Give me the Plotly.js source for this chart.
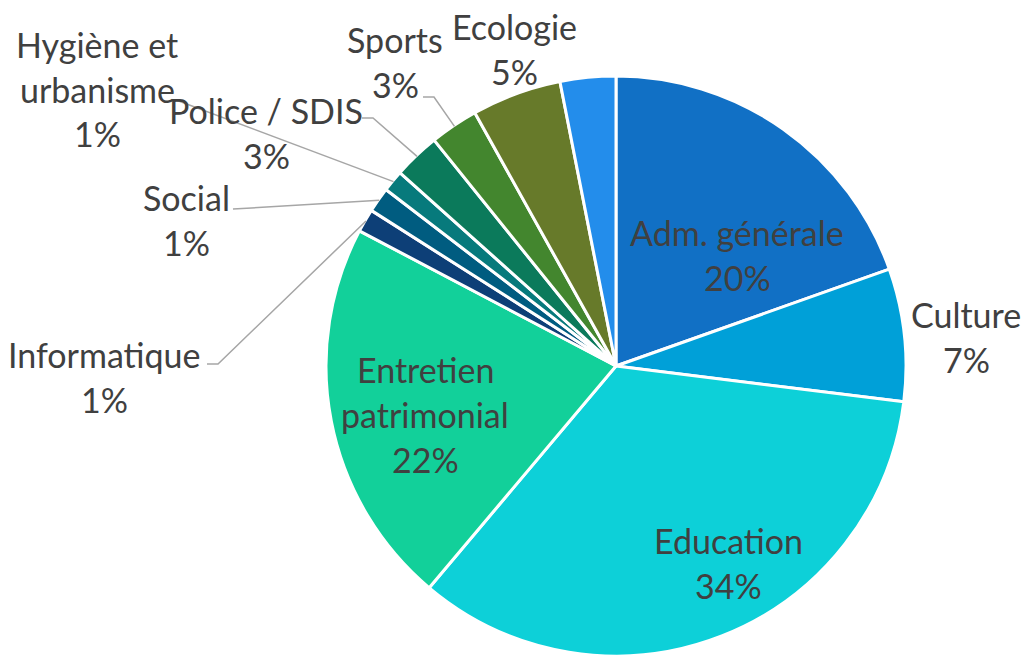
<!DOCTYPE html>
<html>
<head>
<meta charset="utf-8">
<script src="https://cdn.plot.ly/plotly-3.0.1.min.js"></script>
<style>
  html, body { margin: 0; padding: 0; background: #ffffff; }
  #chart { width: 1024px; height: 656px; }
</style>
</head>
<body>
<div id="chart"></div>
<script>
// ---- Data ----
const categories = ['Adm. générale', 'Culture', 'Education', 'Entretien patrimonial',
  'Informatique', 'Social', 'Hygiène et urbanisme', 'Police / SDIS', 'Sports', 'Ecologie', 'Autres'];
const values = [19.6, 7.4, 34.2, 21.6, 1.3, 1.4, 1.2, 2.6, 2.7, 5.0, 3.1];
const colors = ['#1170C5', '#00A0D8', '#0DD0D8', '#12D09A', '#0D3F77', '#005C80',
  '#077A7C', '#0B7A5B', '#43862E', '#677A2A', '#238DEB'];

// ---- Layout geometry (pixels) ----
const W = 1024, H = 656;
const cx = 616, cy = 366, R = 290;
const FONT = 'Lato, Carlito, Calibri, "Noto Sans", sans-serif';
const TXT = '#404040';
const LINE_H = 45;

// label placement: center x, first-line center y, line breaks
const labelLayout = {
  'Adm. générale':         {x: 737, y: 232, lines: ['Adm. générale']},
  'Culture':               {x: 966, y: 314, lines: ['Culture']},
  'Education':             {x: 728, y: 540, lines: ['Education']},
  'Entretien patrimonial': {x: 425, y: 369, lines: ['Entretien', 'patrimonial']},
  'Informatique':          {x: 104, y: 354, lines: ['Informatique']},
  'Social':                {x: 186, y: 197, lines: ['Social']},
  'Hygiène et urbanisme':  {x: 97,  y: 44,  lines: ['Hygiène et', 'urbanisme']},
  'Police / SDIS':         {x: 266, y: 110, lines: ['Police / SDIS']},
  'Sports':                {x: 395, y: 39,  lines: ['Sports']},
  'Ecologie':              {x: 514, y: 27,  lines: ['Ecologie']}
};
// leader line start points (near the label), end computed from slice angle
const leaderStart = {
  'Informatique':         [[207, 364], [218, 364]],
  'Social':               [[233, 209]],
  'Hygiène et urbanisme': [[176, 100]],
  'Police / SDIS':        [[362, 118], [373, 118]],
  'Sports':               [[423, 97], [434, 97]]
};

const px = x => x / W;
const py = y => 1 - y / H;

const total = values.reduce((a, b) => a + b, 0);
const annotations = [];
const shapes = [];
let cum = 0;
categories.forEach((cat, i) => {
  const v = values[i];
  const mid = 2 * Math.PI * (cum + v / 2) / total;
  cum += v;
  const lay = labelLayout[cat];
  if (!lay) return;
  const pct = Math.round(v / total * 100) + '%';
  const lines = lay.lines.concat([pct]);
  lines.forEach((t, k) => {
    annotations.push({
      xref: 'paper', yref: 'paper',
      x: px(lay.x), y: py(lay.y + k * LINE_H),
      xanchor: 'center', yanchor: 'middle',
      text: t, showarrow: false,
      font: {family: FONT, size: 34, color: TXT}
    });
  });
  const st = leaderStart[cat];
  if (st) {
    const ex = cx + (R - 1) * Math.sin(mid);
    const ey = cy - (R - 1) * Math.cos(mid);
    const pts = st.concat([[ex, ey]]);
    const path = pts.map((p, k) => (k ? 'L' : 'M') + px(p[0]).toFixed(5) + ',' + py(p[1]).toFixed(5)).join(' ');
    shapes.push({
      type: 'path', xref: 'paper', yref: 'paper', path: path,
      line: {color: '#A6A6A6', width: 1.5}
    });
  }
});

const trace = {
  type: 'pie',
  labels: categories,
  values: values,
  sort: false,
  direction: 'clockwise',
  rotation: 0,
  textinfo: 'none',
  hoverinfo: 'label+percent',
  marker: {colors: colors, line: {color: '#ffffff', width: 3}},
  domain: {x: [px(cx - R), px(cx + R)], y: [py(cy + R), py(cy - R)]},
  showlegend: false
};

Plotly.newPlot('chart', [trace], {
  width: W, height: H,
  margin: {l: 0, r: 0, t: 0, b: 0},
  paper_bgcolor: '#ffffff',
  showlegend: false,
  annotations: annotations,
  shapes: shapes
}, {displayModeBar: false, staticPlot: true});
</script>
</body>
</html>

------------------------------------------------

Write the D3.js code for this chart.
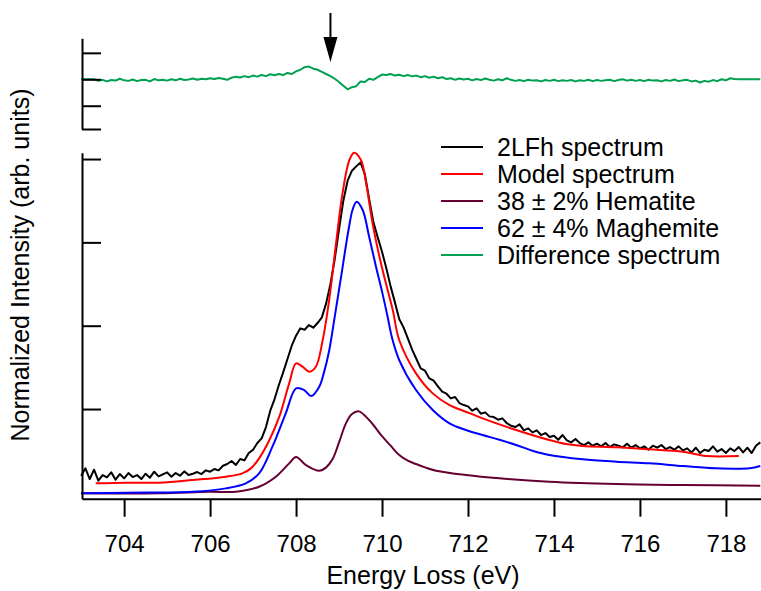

------------------------------------------------

__THE PROBLEM__.
Everything from the line with "Give me the Plotly.js source for this chart." down to the line with "const LINE_H = 45;" in the data above should be copied exactly, with both end lines kept and the pictures left out.

__SOLUTION TO THIS EXERCISE__.
Give me the Plotly.js source for this chart.
<!DOCTYPE html>
<html>
<head>
<meta charset="utf-8">
<script src="https://cdn.plot.ly/plotly-3.0.1.min.js"></script>
<style>
  html, body { margin: 0; padding: 0; background: #ffffff; }
  #chart { width: 1024px; height: 656px; }
</style>
</head>
<body>
<div id="chart"></div>
<script>
// ---- Data ----
const categories = ['Adm. générale', 'Culture', 'Education', 'Entretien patrimonial',
  'Informatique', 'Social', 'Hygiène et urbanisme', 'Police / SDIS', 'Sports', 'Ecologie', 'Autres'];
const values = [19.6, 7.4, 34.2, 21.6, 1.3, 1.4, 1.2, 2.6, 2.7, 5.0, 3.1];
const colors = ['#1170C5', '#00A0D8', '#0DD0D8', '#12D09A', '#0D3F77', '#005C80',
  '#077A7C', '#0B7A5B', '#43862E', '#677A2A', '#238DEB'];

// ---- Layout geometry (pixels) ----
const W = 1024, H = 656;
const cx = 616, cy = 366, R = 290;
const FONT = 'Lato, Carlito, Calibri, "Noto Sans", sans-serif';
const TXT = '#404040';
const LINE_H = 45;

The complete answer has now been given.